“The less hot air you make and the more tangible you are, the better chance you have at this moment.” – John Berger
I had the unlooked-for opportunity in December to spend three weeks with virtually no exposure to the Internet, due to a family illness. During that time I looked at Facebook once or twice, briefly. Same for the news. I did not respond to many emails.
Obviously, nothing clears one’s head of trivialities like contemplating the mortality of a loved one. Death is the ultimate bullshit detector. But add to that the lack of mental clutter that comes with staying off the Internet, and your third eye gets squeegeed clean in a hurry. What struck me as I emerged from the bubble of crisis (everyone is fine, thankfully) was this: I feel calmer, happier, and more clear-headed than I’ve felt in months, maybe even years. One colleague, a cancer survivor, described this as my “fiercely earned silver lining.”
When you are forced by circumstances such that you simply cannot engage in the Sisyphean ordeal of email, or the daily hysteria over current events, or even pause to consider whether you should click on the words “32 Celebrities Struggle to Describe the Color of Donald Trump’s Hair”—when all of that is excised from your experience, it’s remarkable what happens to your brain.
Clearly, the Internet is making us crazy. Its constant buckshot of juiced trivialities has eroded our ability to distinguish that which is important from that which is not. Just as we’re so burdened with useless material junk that we need self-help books on how to keep the objects that matter and throw the rest away, our minds on the Internet have become infinitely receding vistas stuffed with spinning hamster wheels. If we stop to think about it, we can tell the difference from good and bad information, just as we can tell the difference between good and bad merchandise. But we don’t stop to think. We just click, and fritter away time, and fill our precious gray matter with the President-Elect’s tweet to Meryl Streep after the Golden Globes. (Spoiler alert: you don’t need to know.)
So log off.
No, obviously, I’m not suggesting we don’t use the Internet at all. We can’t stick our heads in the sand. We need to pay attention to civic and global affairs. We need to read good writing, and a lot of it is on the web. But, having tasted life with little online stimulation, I realize I must put an end to the foie gras force-feeding of seemingly urgent news that’s actually not that urgent, and start using the Internet as the resource that its architects envisioned: as the ultimate library. Practically speaking? I’ve come up with some do’s and don’ts to keep my Internet usage clean, purposeful, and minimal. I’ve turned off all push notifications, because I don’t need real-time updates on who’s liked an Instagram post. I’m responding to texts and emails when it’s convenient, not when they arrive. I’m going to resist the urge to pull out my phone when stopped in traffic, or in an elevator, or waiting in a line. (There’s other stuff, but I wouldn’t want to turn this into a listicle.)
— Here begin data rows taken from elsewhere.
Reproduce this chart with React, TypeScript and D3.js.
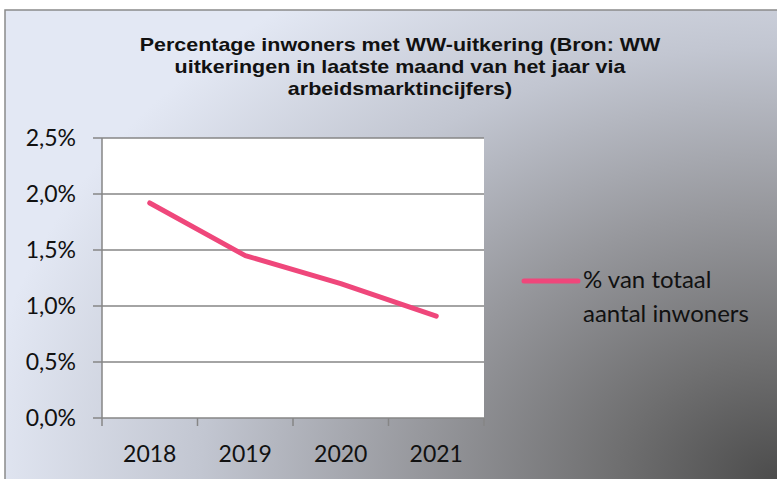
import * as d3 from "d3";
import { useEffect, useRef } from "react";

// data
const years = ["2018", "2019", "2020", "2021"];
const shares = [1.92, 1.45, 1.2, 0.91]; // % van totaal aantal inwoners
const yTicks = [0, 0.5, 1, 1.5, 2, 2.5];
const titleLines = [
  "Percentage inwoners met WW-uitkering (Bron: WW",
  "uitkeringen in laatste maand van het jaar via",
  "arbeidsmarktincijfers)",
];
const legendLines = ["% van totaal", "aantal inwoners"];

const W = 777;
const H = 479;
const FONT = "Lato, 'Open Sans', sans-serif";
const PINK = "#ef477b";

export default function App() {
  const ref = useRef<SVGSVGElement>(null);

  useEffect(() => {
    const svg = d3.select(ref.current);
    svg.selectAll("*").remove();

    // plot box
    const plot = { left: 102, right: 484, top: 138, bottom: 418 };

    // background gradient (dark in the bottom-right corner)
    const defs = svg.append("defs");
    const grad = defs
      .append("radialGradient")
      .attr("id", "bg")
      .attr("gradientUnits", "userSpaceOnUse")
      .attr("cx", W)
      .attr("cy", H)
      .attr("r", 800)
      .attr(
        "gradientTransform",
        `translate(${W},${H}) scale(1,0.75) translate(${-W},${-H})`
      );
    [
      [0, "#4c4c4c"],
      [0.2, "#6f6f70"],
      [0.45, "#97989d"],
      [0.72, "#c2c6d1"],
      [1, "#e3e8f4"],
    ].forEach(([o, c]) =>
      grad.append("stop").attr("offset", o as number).attr("stop-color", c as string)
    );

    svg
      .append("rect")
      .attr("x", 5)
      .attr("y", 10)
      .attr("width", W)
      .attr("height", H)
      .attr("fill", "url(#bg)")
      .attr("stroke", "#8a8a8a")
      .attr("stroke-width", 1.5);

    // scales
    const x = d3.scaleBand<string>().domain(years).range([plot.left, plot.right]);
    const y = d3.scaleLinear().domain([0, 2.5]).range([plot.bottom, plot.top]);

    svg
      .append("rect")
      .attr("x", plot.left)
      .attr("y", plot.top)
      .attr("width", plot.right - plot.left)
      .attr("height", plot.bottom - plot.top)
      .attr("fill", "white");

    // gridlines + y ticks
    svg
      .append("g")
      .selectAll("line")
      .data(yTicks)
      .enter()
      .append("line")
      .attr("x1", plot.left - 9)
      .attr("x2", plot.right)
      .attr("y1", (d) => y(d))
      .attr("y2", (d) => y(d))
      .attr("stroke", "#868686")
      .attr("stroke-width", 1.5);

    svg
      .append("g")
      .selectAll("text")
      .data(yTicks)
      .enter()
      .append("text")
      .attr("x", 76)
      .attr("y", (d) => y(d))
      .attr("dy", "0.36em")
      .attr("text-anchor", "end")
      .attr("font-family", FONT)
      .attr("font-size", 23)
      .attr("fill", "#111")
      .text((d) => d3.format(".1f")(d).replace(".", ",") + "%");

    // axis lines and x ticks
    svg
      .append("line")
      .attr("x1", plot.left)
      .attr("x2", plot.left)
      .attr("y1", plot.top)
      .attr("y2", plot.bottom + 8)
      .attr("stroke", "#868686")
      .attr("stroke-width", 1.5);

    const bounds = years.map((d) => x(d)!).concat([plot.right]);
    svg
      .append("g")
      .selectAll("line")
      .data(bounds.slice(1))
      .enter()
      .append("line")
      .attr("x1", (d) => d)
      .attr("x2", (d) => d)
      .attr("y1", plot.bottom)
      .attr("y2", plot.bottom + 8)
      .attr("stroke", "#868686")
      .attr("stroke-width", 1.5);

    svg
      .append("g")
      .selectAll("text")
      .data(years)
      .enter()
      .append("text")
      .attr("x", (d) => x(d)! + x.bandwidth() / 2)
      .attr("y", 462)
      .attr("text-anchor", "middle")
      .attr("font-family", FONT)
      .attr("font-size", 23)
      .attr("fill", "#111")
      .text((d) => d);

    // the line
    const line = d3
      .line<number>()
      .x((_, i) => x(years[i])! + x.bandwidth() / 2)
      .y((d) => y(d));
    svg
      .append("path")
      .datum(shares)
      .attr("d", line)
      .attr("fill", "none")
      .attr("stroke", PINK)
      .attr("stroke-width", 5)
      .attr("stroke-linecap", "round")
      .attr("stroke-linejoin", "round");

    // title, slightly stretched sideways like the original
    svg
      .append("g")
      .attr("transform", "translate(400,0) scale(1.13,1)")
      .selectAll("text")
      .data(titleLines)
      .enter()
      .append("text")
      .attr("x", 0)
      .attr("y", (_, i) => 51.5 + i * 22)
      .attr("text-anchor", "middle")
      .attr("font-family", "'Liberation Sans', Arial, sans-serif")
      .attr("font-weight", "bold")
      .attr("font-size", 19)
      .attr("fill", "#111")
      .text((d) => d);

    // legend
    svg
      .append("line")
      .attr("x1", 524)
      .attr("x2", 578)
      .attr("y1", 281)
      .attr("y2", 281)
      .attr("stroke", PINK)
      .attr("stroke-width", 5)
      .attr("stroke-linecap", "round");
    svg
      .append("g")
      .selectAll("text")
      .data(legendLines)
      .enter()
      .append("text")
      .attr("x", 583)
      .attr("y", (_, i) => 288 + i * 33.5)
      .attr("font-family", FONT)
      .attr("font-size", 24)
      .attr("fill", "#111")
      .text((d) => d);
  }, []);

  return (
    <svg
      ref={ref}
      width={W}
      height={H}
      style={{ position: "absolute", left: 0, top: 0, background: "white" }}
    ></svg>
  );
}
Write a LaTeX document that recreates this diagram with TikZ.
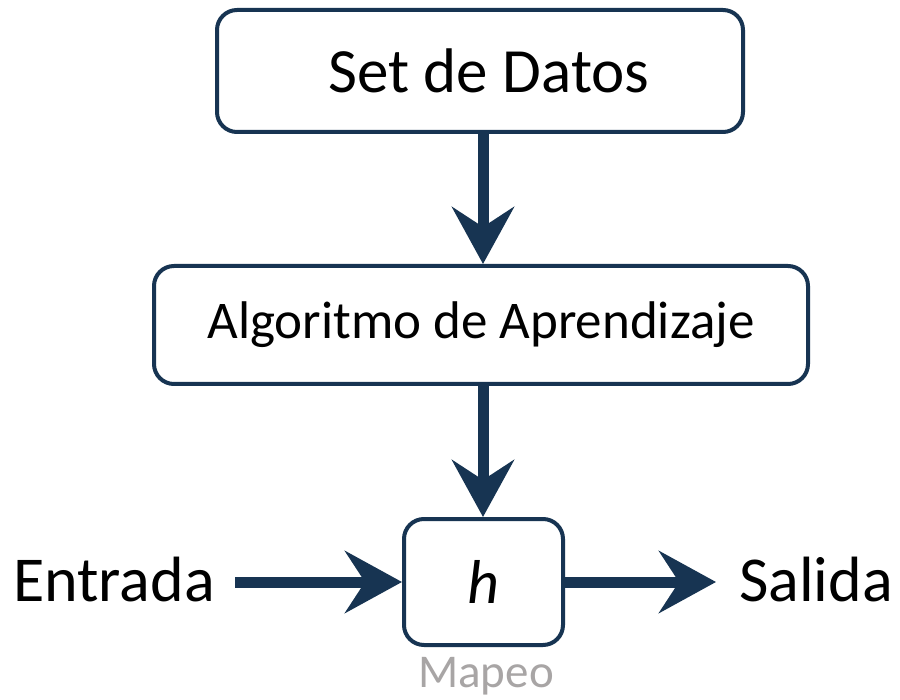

Is this a futile exercise against the inexorable continental drift of human evolution towards technology? Perhaps. But to me, this is a fight for everything that makes life worth living.
This week on Glasstire the artist and writer Michael Bise talked about how going to the dog park keeps him in touch with people, and it’s just those common, trivial interactions that are so important: for every horribly racist episode you read about online, there are thousands of moments every day, all over this country, when people of various ethnicities and ages and genders hold the door open for each other courteously and say “good morning.” It’s important to keep that in mind, and it’s difficult to do so when you spend hours a day on Facebook.
Walking around a hospital and interacting with the kindly staff and stressed visitors, I realized I crave these brief interactions just as I do ones with friends and colleagues. And it’s not just my line of work: any of us can easily hunker down in front of a computer and spend the whole day there. But my line of work has to do with art and artists, and discovery. And the hoary old art world truism is true: you have to look at it in person. You can’t look at art in a book, or online, and develop any real understanding of what it’s about.
So the second half of my New Year’s resolution, the “more people” side, has to do with stepping out of the bounds of our insular little bubble of an art world and looking for things in unexpected places, made by unexpected people. We all got attracted to this because there’s something smart and incisive about good art, and the people who make it. We like being around those people (mostly). I want to share breathing space with interesting things I haven’t seen before, things that tell me something about this world we live in. And I want to share breathing space with the interesting people who make them.
I opened this piece with a quotation from the critic John Berger, who died recently. Here is another one: “Reality is not a given: it has to be continually sought out, held — I am tempted to say salvaged.” Berger’s 1972 BBC series Ways of Seeing is a good way to start salvaging this year. You can watch it on the Internet. Smiley face.